WHAT IS REQUIRED: Leave out the pictures and transcribe everything else exactly.

RECORDED INFORMATION:
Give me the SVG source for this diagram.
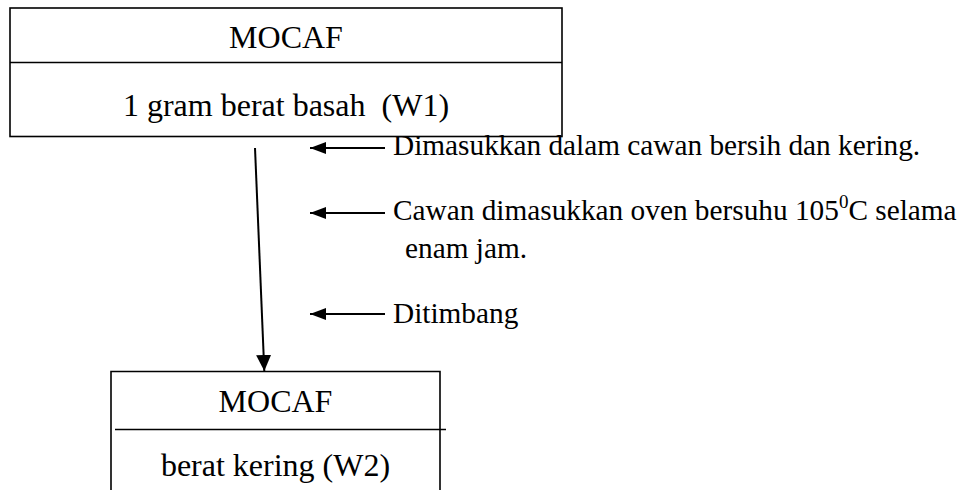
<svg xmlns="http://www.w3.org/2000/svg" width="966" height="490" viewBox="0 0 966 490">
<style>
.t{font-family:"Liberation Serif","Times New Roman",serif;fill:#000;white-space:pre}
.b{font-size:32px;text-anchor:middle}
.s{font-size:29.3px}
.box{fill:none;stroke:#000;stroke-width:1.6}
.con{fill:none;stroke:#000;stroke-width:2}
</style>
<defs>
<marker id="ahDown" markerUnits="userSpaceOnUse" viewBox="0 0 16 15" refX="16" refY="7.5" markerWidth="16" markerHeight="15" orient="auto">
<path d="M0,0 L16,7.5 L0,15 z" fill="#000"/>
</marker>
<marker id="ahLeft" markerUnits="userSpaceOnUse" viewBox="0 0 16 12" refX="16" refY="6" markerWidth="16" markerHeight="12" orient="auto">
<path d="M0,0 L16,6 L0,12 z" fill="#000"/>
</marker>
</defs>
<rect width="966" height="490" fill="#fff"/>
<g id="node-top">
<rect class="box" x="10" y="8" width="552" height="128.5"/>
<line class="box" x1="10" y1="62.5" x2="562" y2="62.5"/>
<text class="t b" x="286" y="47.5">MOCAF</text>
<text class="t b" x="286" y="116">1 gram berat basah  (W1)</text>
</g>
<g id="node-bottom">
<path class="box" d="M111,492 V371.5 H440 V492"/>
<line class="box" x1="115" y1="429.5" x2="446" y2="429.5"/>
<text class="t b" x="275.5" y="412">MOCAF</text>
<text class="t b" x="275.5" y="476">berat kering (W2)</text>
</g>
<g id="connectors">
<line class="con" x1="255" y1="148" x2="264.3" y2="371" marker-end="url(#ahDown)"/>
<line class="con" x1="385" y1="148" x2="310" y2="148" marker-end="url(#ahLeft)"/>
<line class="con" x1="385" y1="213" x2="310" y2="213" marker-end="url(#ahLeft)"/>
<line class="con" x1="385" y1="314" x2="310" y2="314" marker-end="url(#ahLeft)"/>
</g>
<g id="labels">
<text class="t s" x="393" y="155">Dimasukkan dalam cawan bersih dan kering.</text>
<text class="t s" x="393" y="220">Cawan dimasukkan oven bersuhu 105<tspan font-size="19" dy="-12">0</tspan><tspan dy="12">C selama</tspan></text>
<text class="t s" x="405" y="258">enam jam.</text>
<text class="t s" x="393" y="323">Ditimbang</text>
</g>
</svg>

THE RESULT:
Give me the SVG source for this diagram.
<svg xmlns="http://www.w3.org/2000/svg" width="966" height="490" viewBox="0 0 966 490">
<style>
.t{font-family:"Liberation Serif","Times New Roman",serif;fill:#000;white-space:pre}
.b{font-size:32px;text-anchor:middle}
.s{font-size:29.3px}
.box{fill:none;stroke:#000;stroke-width:1.6}
.con{fill:none;stroke:#000;stroke-width:2}
</style>
<defs>
<marker id="ahDown" markerUnits="userSpaceOnUse" viewBox="0 0 16 15" refX="16" refY="7.5" markerWidth="16" markerHeight="15" orient="auto">
<path d="M0,0 L16,7.5 L0,15 z" fill="#000"/>
</marker>
<marker id="ahLeft" markerUnits="userSpaceOnUse" viewBox="0 0 16 12" refX="16" refY="6" markerWidth="16" markerHeight="12" orient="auto">
<path d="M0,0 L16,6 L0,12 z" fill="#000"/>
</marker>
</defs>
<rect width="966" height="490" fill="#fff"/>
<g id="node-top">
<rect class="box" x="10" y="8" width="552" height="128.5"/>
<line class="box" x1="10" y1="62.5" x2="562" y2="62.5"/>
<text class="t b" x="286" y="47.5">MOCAF</text>
<text class="t b" x="286" y="116">1 gram berat basah  (W1)</text>
</g>
<g id="node-bottom">
<path class="box" d="M111,492 V371.5 H440 V492"/>
<line class="box" x1="115" y1="429.5" x2="446" y2="429.5"/>
<text class="t b" x="275.5" y="412">MOCAF</text>
<text class="t b" x="275.5" y="476">berat kering (W2)</text>
</g>
<g id="connectors">
<line class="con" x1="255" y1="148" x2="264.3" y2="371" marker-end="url(#ahDown)"/>
<line class="con" x1="385" y1="148" x2="310" y2="148" marker-end="url(#ahLeft)"/>
<line class="con" x1="385" y1="213" x2="310" y2="213" marker-end="url(#ahLeft)"/>
<line class="con" x1="385" y1="314" x2="310" y2="314" marker-end="url(#ahLeft)"/>
</g>
<g id="labels">
<text class="t s" x="393" y="155">Dimasukkan dalam cawan bersih dan kering.</text>
<text class="t s" x="393" y="220">Cawan dimasukkan oven bersuhu 105<tspan font-size="19" dy="-12">0</tspan><tspan dy="12">C selama</tspan></text>
<text class="t s" x="405" y="258">enam jam.</text>
<text class="t s" x="393" y="323">Ditimbang</text>
</g>
</svg>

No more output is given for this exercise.